Love Does Not Demand
Edited from a transcript: Meditation group, Highgate, London, 26 August 1981.
There is enough love in us to keep giving and giving and giving. But people are afraid to love, because they don’t know how to love. Their love becomes a demand. And the people they love make demands. So they are afraid to love because of the demands that are made on them. But love does not make any demands of us. The more we love, the more we give of ourselves.
Truly in love, what can we give? Only our time. It only means taking the time from some worldliness and giving it to someone who needs it. But we have to develop the discrimination to know who needs it, who is asking for it.

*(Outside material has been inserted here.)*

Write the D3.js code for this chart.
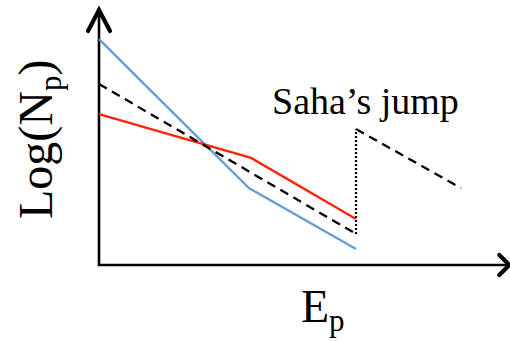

People are not good at developing that discrimination because they are busy demanding love, as others are busy demanding love from them. That’s what we call a relationship. We have to get rid of the relationships in our lives, such as the demands of our mothers and fathers, aunts and uncles and children. I will not have those endless demands for love. I will not have love demanded from me. I shall be love.
If love is demanded of you, will you give it? If you do not, then that which demands it will get hurt, scream at you, cry, put on a tantrum - any demand that can be made will be made. All that is very upsetting for you. But you have to be strong. ‘I will not have love demanded of me. I cannot give you what you want.’ Most people try to give what is wanted and in so doing they live a lie. That’s not living love. 'I will not have that relationship. You have my love. As your love is mine. And so we can live in love.’
Of course man, woman and child will have their relationship, but it becomes the lesser part if they keep giving to each other. The disciples asked the Christ, 'How many times shall I forgive, or turn the other cheek?’ He said, 'Seventy times seven’. For in the beginning the only way to love is to keep on loving and giving - with no discrimination. But when you have done that enough, you can enter the state of love and then have the discrimination to say, 'No, I cannot give you what you want’. For love is a great power and it will never lose its integrity. It is not us - but a power that we can become. That power will not give in to emotion.
The world is not much aware of what love is. We start off with love of parent and child, especially the mother’s love, which is a necessary security, and then the child becomes a man or woman in an ethereal, romantic relationship. Is that the end of it? No, it is just the beginning, a testing ground for the next stage. What is beyond loving the one closest to us? The next stage is to love our fellow man and woman enough for them to realise love itself. That is universal love. It’s not a personal love where the two of us live happily ever after. That is a great delusion; not what life’s about at all. The higher love is for all to live happily ever after.
Certainly you must love your family and your partner, but do it well. Learn to love. And eventually learn to love with discrimination. Then you will not give in to the demands of emotion. When the demand comes, it comes from someone who is not loving enough, who has to be taught to be more love. You do not give in. And the person says, 'Why don’t you love me? You’ve got to love me.’ But love says 'No, I cannot give you what you demand’.